STATED PROBLEM: Print the records below exactly, from the line containing "Write a web page that recreates this chart with D3.js." down to the line containing "var yTickLabels = [0.4, 1.0, 2.0, 3.0];", both lines included, and omit every picture.

____

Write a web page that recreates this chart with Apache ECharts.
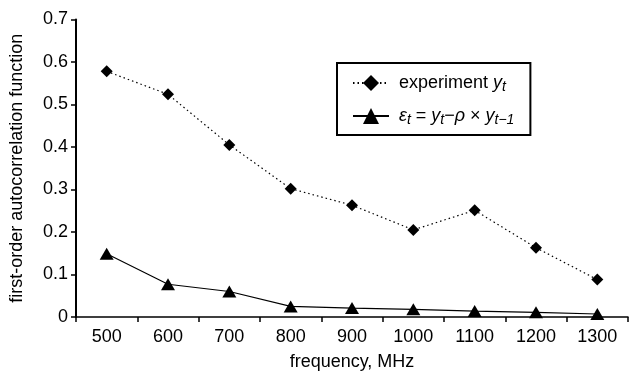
<!DOCTYPE html>
<html><head><meta charset="utf-8">
<script src="https://cdn.jsdelivr.net/npm/echarts@6/dist/echarts.min.js"></script>
<style>html,body{margin:0;padding:0;background:#fff}#c{width:632px;height:376px}</style>
</head><body><div id="c"></div>
<script>
const categories = ['500','600','700','800','900','1000','1100','1200','1300'];
const experiment = [0.578, 0.524, 0.405, 0.302, 0.263, 0.205, 0.251, 0.163, 0.088];
const residual = [0.149, 0.077, 0.060, 0.025, 0.021, 0.018, 0.014, 0.011, 0.007];
const yTicks = ['0','0.1','0.2','0.3','0.4','0.5','0.6','0.7'];

const font = 'Liberation Sans, Arial, sans-serif';
const rich = {
  n: {fontFamily: font, fontSize: 18, color: '#000'},
  i: {fontFamily: font, fontSize: 18, fontStyle: 'italic', color: '#000'},
  s: {fontFamily: font, fontSize: 14, fontStyle: 'italic', color: '#000', verticalAlign: 'bottom', padding: [8,0,0,0]}
};
const chart = echarts.init(document.getElementById('c'));
chart.setOption({
  animation: false,
  textStyle: {fontFamily: font},
  grid: {left: 70, right: 4, top: 19.5, bottom: 56},
  legend: {
    orient: 'vertical', left: 337, top: 63,
    padding: [11, 16, 8, 15], itemGap: 13, itemWidth: 36, itemHeight: 20,
    borderColor: '#000', borderWidth: 2,
    textStyle: {rich: rich, fontSize: 18, color: '#000', padding: [0,0,0,5]},
    data: ['exp', 'res'],
    formatter: function (name) {
      if (name === 'exp') return '{n|experiment }{i|y}{s|t}';
      return '{i|ε}{s|t}{n| = }{i|y}{s|t}{n|−}{i|ρ}{n| × }{i|y}{s|t−1}';
    }
  },
  xAxis: {
    type: 'category', data: categories, boundaryGap: true,
    axisLine: {lineStyle: {color: '#000', width: 1.5}},
    axisTick: {show: true, alignWithLabel: false, length: 5, lineStyle: {color: '#000', width: 1.5}},
    axisLabel: {color: '#000', fontSize: 18, margin: 11},
    name: 'frequency, MHz', nameLocation: 'middle', nameGap: 36,
    nameTextStyle: {color: '#000', fontSize: 18}
  },
  yAxis: {
    type: 'value', min: 0, max: 0.7, interval: 0.1,
    axisLine: {show: true, lineStyle: {color: '#000', width: 2}},
    axisTick: {show: true, length: 5, lineStyle: {color: '#000', width: 1.5}},
    splitLine: {show: false},
    axisLabel: {color: '#000', fontSize: 18, margin: 8,
      formatter: function (v) { return yTicks[Math.round(v * 10)]; }},
    name: 'first-order autocorrelation function', nameLocation: 'middle', nameGap: 50,
    nameTextStyle: {color: '#000', fontSize: 18}
  },
  series: [
    {name: 'exp', type: 'line', data: experiment, symbol: 'diamond', symbolSize: 12,
     itemStyle: {color: '#000'}, lineStyle: {color: '#000', width: 1.2, type: [1.5, 3]}},
    {name: 'res', type: 'line', data: residual, symbol: 'triangle', symbolSize: [14, 12],
     itemStyle: {color: '#000'}, lineStyle: {color: '#000', width: 1.2}}
  ]
});
</script></body></html>
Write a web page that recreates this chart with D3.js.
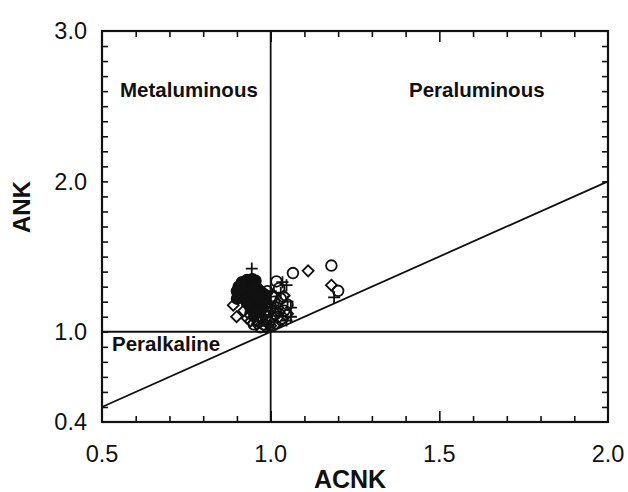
<!DOCTYPE html>
<html>
<head>
<meta charset="utf-8">
<script src="https://d3js.org/d3.v7.min.js"></script>
<style>
  body { margin: 0; background: #fff; }
  text { font-family: Arial, "Liberation Sans", sans-serif; fill: #111; }
</style>
</head>
<body>
<script>
// axis ranges and tick labels
var xDomain = [0.5, 2.0];
var yDomain = [0.4, 3.0];
var xTickLabels = [0.5, 1.0, 1.5, 2.0];
var yTickLabels = [0.4, 1.0, 2.0, 3.0];

// samples, [ACNK, ANK] by symbol
var filledCircles = [
  [0.905, 1.30], [0.915, 1.33], [0.93, 1.345], [0.945, 1.35], [0.955, 1.34],
  [0.90, 1.27], [0.91, 1.25], [0.925, 1.28], [0.94, 1.30], [0.96, 1.29],
  [0.97, 1.27], [0.92, 1.22], [0.935, 1.24], [0.95, 1.26], [0.965, 1.23],
  [0.98, 1.25], [0.945, 1.20], [0.96, 1.17], [0.975, 1.19], [0.93, 1.19],
  [0.90, 1.22], [0.94, 1.16], [0.97, 1.14], [0.915, 1.29], [0.95, 1.31],
  [0.985, 1.21], [0.955, 1.12]
];
var openCircles = [
  [1.18, 1.44], [1.066, 1.39], [1.017, 1.335], [1.20, 1.272],
  [0.96, 1.08], [0.98, 1.05], [1.00, 1.08], [1.02, 1.10], [1.04, 1.14],
  [0.94, 1.12], [1.01, 1.20], [1.03, 1.22], [0.97, 1.03], [1.05, 1.18],
  [0.99, 1.13], [1.025, 1.29], [0.99, 1.27], [1.00, 1.17], [0.985, 1.10],
  [1.01, 1.12], [0.995, 1.06], [1.02, 1.16], [0.965, 1.07], [1.005, 1.23],
  [0.95, 1.05], [1.035, 1.09], [0.975, 1.09], [1.015, 1.14]
];
var diamonds = [
  [1.111, 1.405], [1.18, 1.31], [0.899, 1.10], [0.889, 1.177], [0.92, 1.14],
  [0.94, 1.07], [0.96, 1.05], [1.00, 1.04], [1.03, 1.07], [1.05, 1.12],
  [0.98, 1.16], [1.02, 1.19], [0.95, 1.10], [1.04, 1.24], [0.975, 1.21],
  [0.93, 1.09], [0.99, 1.19], [1.015, 1.05], [0.985, 1.03], [1.025, 1.13]
];
var pluses = [
  [0.944, 1.42], [1.188, 1.229], [1.047, 1.31], [1.047, 1.075], [1.03, 1.26],
  [1.06, 1.16], [0.97, 1.20], [1.00, 1.27], [1.05, 1.20], [0.99, 1.04],
  [1.06, 1.10], [1.035, 1.33], [0.98, 1.11]
];

var width = 628, height = 492;
// plot box edges (window.top is read-only, so no "top" here)
var plotL = 102, plotR = 608, plotT = 31, plotB = 422;

var svg = d3.select("body").append("svg").attr("width", width).attr("height", height);

var x = d3.scaleLinear().domain(xDomain).range([plotL, plotR]);
var y = d3.scaleLinear().domain(yDomain).range([plotB, plotT]);

// minor ticks every 0.1 on all four sides
var xMinor = d3.range(6, 20).map(function(d) { return d / 10; });
var yMinor = d3.range(5, 30).map(function(d) { return d / 10; });
var isMajorX = function(d) { return Math.abs(d * 2 - Math.round(d * 2)) < 1e-6; };

svg.append("g").attr("transform", "translate(0," + plotB + ")")
  .call(d3.axisTop(x).tickValues(xMinor).tickSizeInner(6).tickSizeOuter(0).tickFormat(""))
  .call(function(g) { g.selectAll(".tick line").attr("y2", function(d) { return isMajorX(d) ? -11 : -6; }); });
svg.append("g").attr("transform", "translate(0," + plotT + ")")
  .call(d3.axisBottom(x).tickValues(xMinor).tickSizeInner(6).tickSizeOuter(0).tickFormat(""))
  .call(function(g) { g.selectAll(".tick line").attr("y2", function(d) { return isMajorX(d) ? 11 : 6; }); });
svg.append("g").attr("transform", "translate(" + plotL + ",0)")
  .call(d3.axisRight(y).tickValues(yMinor).tickSizeInner(6).tickSizeOuter(0).tickFormat(""));
svg.append("g").attr("transform", "translate(" + plotR + ",0)")
  .call(d3.axisLeft(y).tickValues(yMinor).tickSizeInner(6).tickSizeOuter(0).tickFormat(""));

svg.selectAll(".domain").remove();
svg.selectAll(".tick line").attr("stroke", "#111").attr("stroke-width", 1.6);

// frame
svg.append("rect").attr("x", plotL).attr("y", plotT).attr("width", plotR - plotL).attr("height", plotB - plotT)
  .attr("fill", "none").attr("stroke", "#111").attr("stroke-width", 2.2);

// tick labels
svg.selectAll(".xlab").data(xTickLabels).enter().append("text")
  .attr("x", function(d) { return x(d); }).attr("y", 462)
  .attr("text-anchor", "middle").attr("font-size", 23.5)
  .text(function(d) { return d.toFixed(1); });
svg.selectAll(".ylab").data(yTickLabels).enter().append("text")
  .attr("x", 87).attr("y", function(d) { return y(d); })
  .attr("dy", "0.35em").attr("text-anchor", "end").attr("font-size", 23.5)
  .text(function(d) { return d.toFixed(1); });

// axis titles
svg.append("text").attr("x", 350).attr("y", 488).attr("text-anchor", "middle")
  .attr("font-size", 25).attr("font-weight", "bold").text("ACNK");
svg.append("text").attr("transform", "translate(30," + 207 + ") rotate(-90)")
  .attr("text-anchor", "middle").attr("font-size", 24).attr("font-weight", "bold").text("ANK");

// boundary lines
var lines = svg.append("g").attr("stroke", "#111").attr("stroke-width", 1.8);
lines.append("line").attr("x1", x(1.0)).attr("x2", x(1.0)).attr("y1", y(yDomain[0])).attr("y2", y(yDomain[1]));
lines.append("line").attr("x1", x(xDomain[0])).attr("x2", x(xDomain[1])).attr("y1", y(1.0)).attr("y2", y(1.0));
lines.append("line").attr("x1", x(0.5)).attr("y1", y(0.5)).attr("x2", x(2.0)).attr("y2", y(2.0));

// field names
svg.append("text").attr("x", 120).attr("y", 97).attr("font-size", 20.5).attr("font-weight", "bold").text("Metaluminous");
svg.append("text").attr("x", 409).attr("y", 97).attr("font-size", 20.5).attr("font-weight", "bold").text("Peraluminous");
svg.append("text").attr("x", 112).attr("y", 351).attr("font-size", 20.5).attr("font-weight", "bold").text("Peralkaline");

// symbols
var plusType = { draw: function(c, s) { var r = Math.sqrt(s) / 2; c.moveTo(-r, 0); c.lineTo(r, 0); c.moveTo(0, -r); c.lineTo(0, r); } };
var diamondType = { draw: function(c, s) { var r = Math.sqrt(s) / 2; c.moveTo(0, -r); c.lineTo(r, 0); c.lineTo(0, r); c.lineTo(-r, 0); c.closePath(); } };

function drawSet(data, type, size, fill) {
  svg.append("g").selectAll("path").data(data).enter().append("path")
    .attr("transform", function(d) { return "translate(" + x(d[0]) + "," + y(d[1]) + ")"; })
    .attr("d", d3.symbol().type(type).size(size))
    .attr("fill", fill).attr("stroke", "#111").attr("stroke-width", 1.8);
}

drawSet(diamonds, diamondType, 121, "none");
drawSet(openCircles, d3.symbolCircle, 90, "none");
drawSet(pluses, plusType, 144, "none");
drawSet(filledCircles, d3.symbolCircle, 90, "#111");
</script>
</body>
</html>
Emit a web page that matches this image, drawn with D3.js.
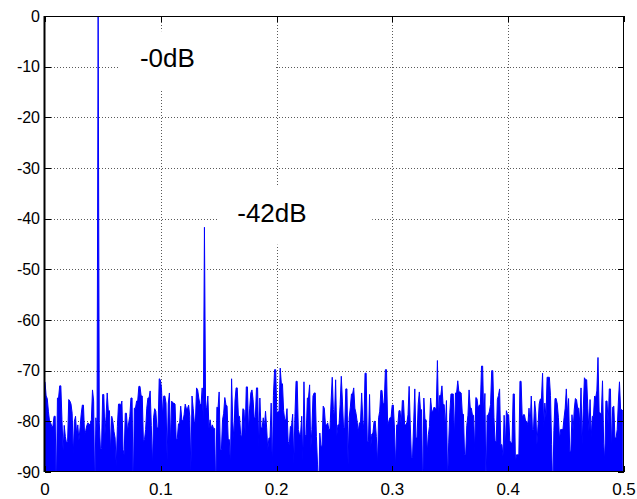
<!DOCTYPE html>
<html>
<head>
<meta charset="utf-8">
<script src="https://cdn.jsdelivr.net/npm/d3@7"></script>
<style>
  body { margin: 0; background: #fff; }
  text { font-family: Arial, "Liberation Sans", Helvetica, sans-serif; fill: #000; }
</style>
</head>
<body>
<script>
let width = 637;
let height = 499;

// spectrum in dB, 512 bins over normalized frequency 0..0.5 (bin k at k/1024)
let spectrumDb = [
  -72.2,-75,-75.5,-78,-80,-80.3,-81,-81,-79,-79,-95,-75.4,-75.4,-73,-73,-79.7,
  -85.8,-80.8,-83,-84.3,-84,-75.7,-76,-76.6,-78.4,-86.6,-80,-79,-82.6,-80.7,-83.8,-81.3,
  -78.6,-76.8,-76.8,-82.6,-81.8,-80.8,-80.3,-80.7,-80.5,-79.7,-73.8,-76,-95,-79.3,-82,0,
  -80.3,-85.4,-85.3,-74.7,-74.7,-82.6,-79,-74.4,-77.9,-77.9,-86.3,-79,-80,-82,-83.3,-88.9,
  -81,-76.6,-76.6,-76.8,-76,-85.6,-86.6,-78.4,-78.4,-82,-80.3,-79,-75.4,-75.4,-95,-77.4,
  -77.4,-76,-75.9,-73.1,-73.1,-75,-75,-84,-83.6,-81.6,-77.4,-75.4,-75.4,-74,-80.8,-89,
  -79.3,-77.5,-78,-81.3,-81.3,-71.6,-71.8,-73.4,-79,-75,-75,-76.4,-87.8,-76.6,-74.4,-84.6,
  -76,-76.4,-76.4,-76.6,-83.6,-83.4,-80.5,-80.5,-77,-79.7,-80,-78.7,-76.6,-77.5,-77.5,-76.8,
  -79,-90,-75,-77.4,-80,-80.3,-73.4,-73.8,-75.4,-76.7,-76.7,-73.4,-80,-41.7,-77.4,-77.2,
  -75,-81.4,-79.7,-81.4,-80.7,-81.4,-81.4,-95,-77.2,-77.4,-74.2,-85.6,-85.6,-79.7,-78.4,-75.3,
  -76.7,-77,-83.6,-83.6,-89,-71.6,-80,-83.3,-76,-73.4,-73.4,-79,-79,-82.6,-83.3,-77.5,
  -77.7,-82.3,-73.2,-73.2,-82,-77.4,-74.4,-73.8,-75.7,-79.3,-79.3,-73.4,-73.4,-85.3,-75.4,-81.3,
  -81.3,-79.3,-81.2,-78,-81.3,-85.6,-83.3,-83.3,-76.4,-90,-74.9,-69.8,-69.8,-78.2,-78.2,-78,
  -69.5,-72.6,-72.6,-77.9,-79.7,-79.7,-77.5,-84,-84.6,-81,-81,-78.6,-88.4,-79,-72.1,-72.1,
  -81.6,-82.6,-82.6,-79,-87.9,-72.2,-83,-82.6,-75.4,-75.4,-72.8,-85.6,-81.6,-75,-74.4,-74.4,
  -83,-88.6,-95,-82.3,-84.9,-84.9,-77,-77.4,-80.7,-80.7,-80.3,-81.6,-81.6,-76,-71.3,-77.7,
  -79.2,-71.8,-83,-80.7,-80.7,-76.7,-71.1,-76,-81.3,-81.3,-73.6,-73.6,-88.6,-79.3,-77.2,-74.6,
  -74.6,-73.4,-77.4,-78.4,-80,-82.1,-80.3,-80.3,-74.4,-79.7,-81.6,-70.5,-70.5,-84,-84,-74.7,
  -85.3,-82.5,-82.3,-80,-80,-83,-88.6,-79.3,-78,-73.9,-73.9,-76.6,-76.4,-69.8,-69.8,-80.7,
  -80,-79.3,-79.3,-76.8,-76.8,-81.3,-89.2,-80.7,-80.7,-77.9,-77.9,-80.7,-75.9,-75.9,-80.7,-80.7,
  -80.3,-78.7,-73.1,-80.7,-87.2,-87.2,-80.3,-73.6,-83.3,-83.3,-76.7,-74.2,-77.7,-77.7,-95,-75.4,
  -79.7,-79.7,-86.3,-82.6,-81,-75.4,-78,-78,-77.2,-77.4,-77.4,-68,-79.3,-74.9,-74.9,-73,
  -76.7,-76.7,-81.4,-75.9,-92,-84.1,-78.2,-74.6,-74.6,-74.6,-83.3,-74.4,-74.4,-72,-74.2,-74.2,
  -74.4,-78.4,-78.6,-86.6,-86.6,-80.8,-78.8,-73.8,-77.2,-77.4,-78.8,-78.8,-86,-75.3,-75.5,-77.4,
  -76.8,-76.8,-69.1,-69.1,-80,-74.5,-95,-78.8,-78.8,-78,-76.7,-70,-70,-79.2,-84,-84,
  -75.7,-74.9,-73.6,-84.6,-84.6,-86.9,-78.8,-85.6,-77.9,-78.7,-78.7,-83.8,-84.3,-84.3,-74.6,-74.6,
  -88,-86.6,-86.6,-86.6,-72.1,-72.1,-79.3,-78.7,-78.7,-80,-80,-80.7,-77.4,-80.7,-75,-81.6,
  -81.6,-76,-78.4,-84.6,-80.7,-76.6,-75.6,-75.6,-70.5,-81.3,-76.4,-79.3,-71.3,-71.3,-71.3,-74.9,
  -84.6,-95,-81.8,-75.5,-75.5,-76.6,-79.3,-83.6,-81.6,-81.6,-81.6,-79.3,-77.4,-73.6,-78.6,-75.5,
  -85.9,-85.9,-78.7,-81.8,-77.7,-75.5,-75.7,-77.4,-77.4,-80.7,-73.4,-84.6,-77.4,-71.4,-71.8,-71.8,
  -77.4,-82,-75.7,-83.2,-79,-79,-75,-75.3,-74,-67.4,-78.2,-78.4,-78.4,-72,-84.3,-87.9,
  -76,-76,-80.7,-73.6,-73.6,-85.6,-77.2,-77,-83.3,-83.3,-81.6,-76.2,-72.2,-77.7,-77.7,-78
];
let fftSize = 1024;

let xTicks = [0, 0.1, 0.2, 0.3, 0.4, 0.5];
let yTicks = [0, -10, -20, -30, -40, -50, -60, -70, -80, -90];

// peak annotations
let noteText = ["-0dB", "-42dB"];
let noteFreq = [0.082, 0.166];
let noteDb = [-10.1, -40.6];

let svg = d3.select("body").append("svg")
            .attr("width", width)
            .attr("height", height);

let x = d3.scaleLinear().domain([0, 0.5]).range([45, 624]);
let y = d3.scaleLinear().domain([-90, 0]).range([472, 16]);

let data = spectrumDb.map(function (v, i) { return { f: i / fftSize, db: v }; });

svg.append("defs").append("clipPath")
   .attr("id", "plotclip")
   .append("rect")
   .attr("x", 45).attr("y", 16)
   .attr("width", 579).attr("height", 456);

// dotted grid
let grid = svg.append("g").attr("stroke", "#5a5a5a").attr("stroke-width", 1)
              .attr("stroke-dasharray", "1,2");
grid.selectAll(".gx").data(xTicks.slice(1, -1)).enter().append("line")
    .attr("x1", function (d) { return Math.round(x(d)) + 0.5; })
    .attr("x2", function (d) { return Math.round(x(d)) + 0.5; })
    .attr("y1", 16).attr("y2", 472);
grid.selectAll(".gy").data(yTicks.slice(1, -1)).enter().append("line")
    .attr("y1", function (d) { return Math.round(y(d)) + 0.5; })
    .attr("y2", function (d) { return Math.round(y(d)) + 0.5; })
    .attr("x1", 45).attr("x2", 624);

// annotation text with white backing that hides the grid
let notes = svg.append("g");
noteText.forEach(function (t, i) {
  let g = notes.append("g");
  let bg = g.append("rect").attr("fill", "#fff");
  let txt = g.append("text")
             .attr("x", x(noteFreq[i]))
             .attr("y", y(noteDb[i]))
             .attr("font-size", 26)
             .text(t);
  let bb = txt.node().getBBox();
  bg.attr("x", bb.x - 20).attr("y", bb.y - 12)
    .attr("width", 155).attr("height", bb.height + 29);
});

// spectrum: filled trace down to the bottom of the axes, plus the line itself
let plot = svg.append("g").attr("clip-path", "url(#plotclip)");
let area = d3.area()
             .x(function (d) { return x(d.f); })
             .y0(y(-90) + 2)
             .y1(function (d) { return y(d.db); });
plot.append("path").datum(data)
    .attr("d", area)
    .attr("fill", "#0000ff");
let line = d3.line()
             .x(function (d) { return x(d.f); })
             .y(function (d) { return y(d.db); });
plot.append("path").datum(data)
    .attr("d", line)
    .attr("fill", "none")
    .attr("stroke", "#0000ff")
    .attr("stroke-width", 1);

// axes box
svg.append("rect")
   .attr("x", 44.5).attr("y", 16.5)
   .attr("width", 579).attr("height", 455)
   .attr("fill", "none").attr("stroke", "#000").attr("stroke-width", 1);
svg.append("line").attr("x1", 44.5).attr("x2", 44.5).attr("y1", 16).attr("y2", 472)
   .attr("stroke", "#000").attr("stroke-width", 2);

// inward ticks on all four sides
let ticks = svg.append("g").attr("stroke", "#000").attr("stroke-width", 1);
yTicks.forEach(function (d) {
  let yy = Math.round(y(d)) + 0.5;
  ticks.append("line").attr("x1", 45).attr("x2", 51).attr("y1", yy).attr("y2", yy);
  ticks.append("line").attr("x1", 618).attr("x2", 624).attr("y1", yy).attr("y2", yy);
});
xTicks.forEach(function (d) {
  let xx = Math.round(x(d)) + 0.5;
  ticks.append("line").attr("x1", xx).attr("x2", xx).attr("y1", 466).attr("y2", 472);
  ticks.append("line").attr("x1", xx).attr("x2", xx).attr("y1", 16).attr("y2", 22);
});

// tick labels
svg.append("g").selectAll("text").data(yTicks).enter().append("text")
   .attr("x", 40)
   .attr("y", function (d) { return y(d) + 5.5; })
   .attr("text-anchor", "end")
   .attr("font-size", 16)
   .text(function (d) { return d; });
svg.append("g").selectAll("text").data(xTicks).enter().append("text")
   .attr("x", function (d) { return x(d); })
   .attr("y", 495)
   .attr("text-anchor", "middle")
   .attr("font-size", 17)
   .text(function (d) { return d; });
</script>
</body>
</html>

____

CORRECT OUTPUT:
Write a web page that recreates this chart with D3.js.
<!DOCTYPE html>
<html>
<head>
<meta charset="utf-8">
<script src="https://d3js.org/d3.v7.min.js"></script>
<style>
  body { margin: 0; background: #fff; }
  text { font-family: Arial, "Liberation Sans", sans-serif; fill: #111; }
</style>
</head>
<body>
<script>
// axis ranges and tick labels
var xDomain = [0.5, 2.0];
var yDomain = [0.4, 3.0];
var xTickLabels = [0.5, 1.0, 1.5, 2.0];
var yTickLabels = [0.4, 1.0, 2.0, 3.0];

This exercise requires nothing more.